Negotiating salary when starting a new position or asking your boss for a pay rise is rarely a conversation to look forward to. Money is always a sensitive subject whoever you’re talking to, so make sure that you’re approaching the conversation with these tips in mind.
Research your industry
Before you jump straight into salary negotiations, do your research to understand how your experience matches up to other companies, and even colleagues. Indeed.com, Payscale.com, and Glassdoor.com are great guides to see what you could be getting for your skill set elsewhere. Understanding how rates differ will allow you to enter negotiations confidently, so know that you’ll be pitching an offer that’s respectful to both you and your employer. Mentioning that you’ve researched what different companies offer will also demonstrate that you’re proactive, while supporting how you arrived at your proposed figure.
Show your worth
If you only take one point away from this article, make sure it’s this one. The top and bottom of it is that you'll only receive the salary you desire if you’re worth it — and you can prove this worth. So when you propose your expectation, make sure it’s supported by the multiple reasons why you deserve that figure. Never submit a proposal without sufficient evidence.
Prepare your pitch
Going in with a clear head and understanding exactly what you want to say will help you appear organised and confident. Jot down any points that you want to make, and rehearse your pitch a few times, or at least until you're comfortable.
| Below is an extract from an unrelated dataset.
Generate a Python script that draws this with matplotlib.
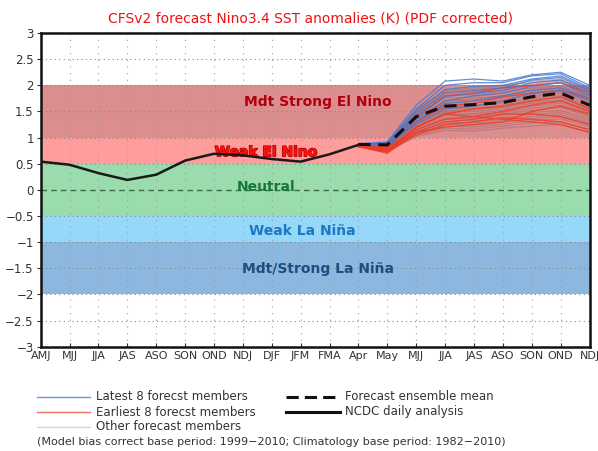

Think ahead about any tough questions that your employer may ask, as there’s a reasonable chance that a few will come your way.
See the whole package
Remember that negotiating pay is not the same as negotiating a job offer. Your new company or role may allow you to enjoy other perks, such as flexible working, working from home benefits, or above average paid annual leave. Of course, we all want more money, but there are a lot of additional factors that can influence whether you’re happy in a role or not. For example, does the company have an inclusive environment, and will you have a reasonable commute time?
Enjoy the silence
Being comfortable with silence is definitely a skill that can be hard to refine, but in this particular situation, it can be really handy. Research from MIT’s Sloan School of Management shares that when both parties take a few moments to let the silence resonate, both sides are more likely to reach a beneficial agreement. So, if the conversation falls to a deadly quiet, take a few seconds to stop, think, and wait, before quickly replying to fill the silence.